The other option, which will give the most high quality looking finish, would be to french polish the bookcase.
Extensive prelimanary sanding, 3 coats of Shellac Sanding Sealer (lightly sanded back after each coat) and then a number of coats of button polish (apply using a series 2 polishing mop) will give you a stunning finish, and an amazing appearance over the bookcase, the only downside is the labour involved.

I hope this is of some assistance but please come back with any other questions

Ian


----------



## jignesh111 (10 Jun 2010)

thanks guys


----------



## Max Power (24 Jun 2010)

what would you recommend in lieu of french polish to apply with a turbine hvlp Woodfinishman


----------



## Woodfinish Man (25 Jun 2010)

It would have to be AC2 (Acid Catalyst High Build Lacquer). It's a two pack lacquer that is available in 5 different sheen levels. It also has it's own dedicated Sanding Sealer (not essential) which, as a result of the sanding agent, sands brilliantly and if finished off with 2 coats of Topcoat will give an excellent, very hard wearing finish.

It's definitely our most popular lacquer amongst furniture manufacturers and shopfitters.

I hope this helps

Ian


----------



## Crooked Tree (30 Jun 2010)

At the risk of hijacking the thread, is shellac sanding sealer just thicker than ordinary clear french polish?

My tu'pence worth on the original question: I have used ordinary brown (Rustin's) french polish on mahogany-like timbers and it enhances it and looks nice. I have also used white french polish on black walnut and the appearance was also satisfactory (I needed to use a ligh finish because the walnut alternated with a light timber).


----------



## Woodfinish Man (1 Jul 2010)

Shellac Sanding Sealer and Clear French Polish are quite different. SSS is not a finish in it's own right and must be protect with either a wax or a french polish such as Clear (Transparent) French Polish.

SSS contains a sanding agent called zinc stearate which makes it very easy to powder up when sanding. 3 coats, sanded back and finished off with a final coat of wax polish give a cracking finish.

Finally Clear French Polish is available in 4 different strengths 2.5lb, 3.5lb.4.5lb & 5.5lb. 

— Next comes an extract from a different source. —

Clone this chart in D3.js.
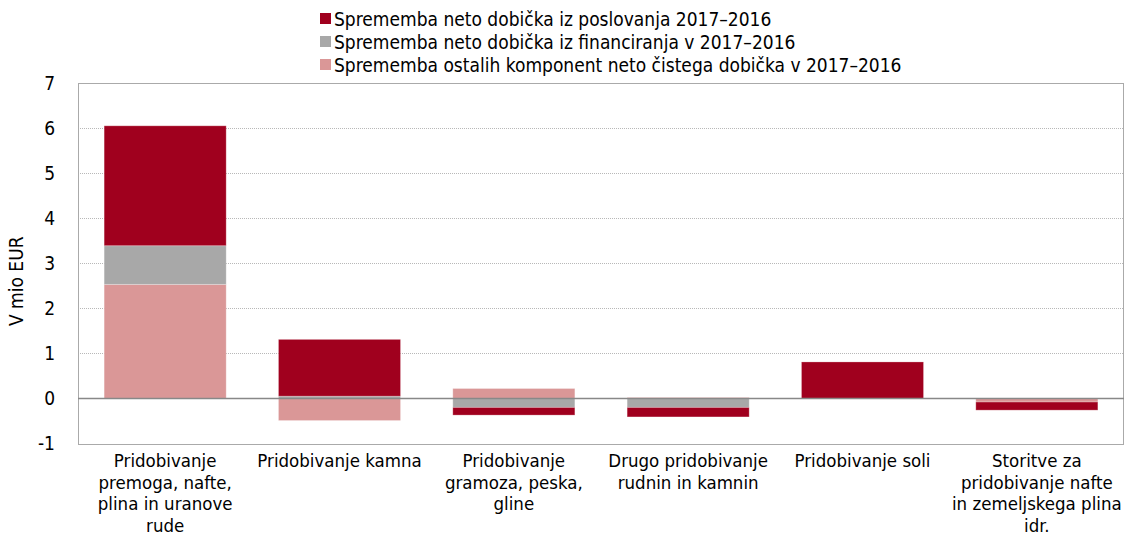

Hope this is of assistance

Ian


----------



## Crooked Tree (1 Jul 2010)

Thank you, that does help increase my knowledge. I did not know that you could buy french polish in different strengths (although if you mix it yourself could of course choose).


----------



## jignesh111 (24 Jul 2010)

project so far still got lots to do


----------



## Kalimna (25 Jul 2010)

To throw another option into the mix, and perhaps one that isnt so demanding of the operators skill (and please jump in and correct me if Im wrong, as I havent used this product), how about using an oil finish such as Tru-Oil?
I have seen photos of it used on guitars, and the shine that can be achieved is staggering. 
Im sure there are other oil finishes that can give a high shine, but perhaps not quite such a gloss...

Adam


----------



## mailee (25 Jul 2010)

I would have to second the sprayed AC laquer as bieng the highest gloss you will acheive which is also hard wearing. French Polishing give a very high sheen but isn't very durable. HTH. :wink:


----------



## Froggy (28 Jul 2010)

Jignesh111 You can't mention Mahogony and Walnut and then tease us with 'I'll put the photo's on later' :roll: 
Get the pics. on NOW!!!


----------



## jignesh111 (5 Aug 2010)

here u go


----------



## jignesh111 (5 Aug 2010)

Just managed to find someone to thickness the boards to 20mm for me. Projects on the go slow at the moment been working too many hours. Moving onto the sanding phase next but the sanders packed in to. Going to pop down and visit my dads friend to get some ideas on joining it all up. Wanted to origanally biscuit joint the shelves to the sides but i'm not sure how strong it would be as the bookcase will end up being 7 foot tall.

jignesh


----------



## Froggy (5 Aug 2010)

Looks nice wood and I like the contrast Jignesh. I've used biscuits on 1 1/2" oak tables and had no problem with them. I would think they would be fine. I'd like to see some pictures of the finished article :lol: :lol:


----------



## jignesh111 (9 Aug 2010)

have gone with a sealer and white polish finish. was advised:

Apply sealer and leave for a day
sand down
Apply white polish and leave for 3 hours before next coat
Reapply next coat and wait a couple of days
Apply final coat.

If it still wasn't glossy enough I could apply a lacquer ontop.


----------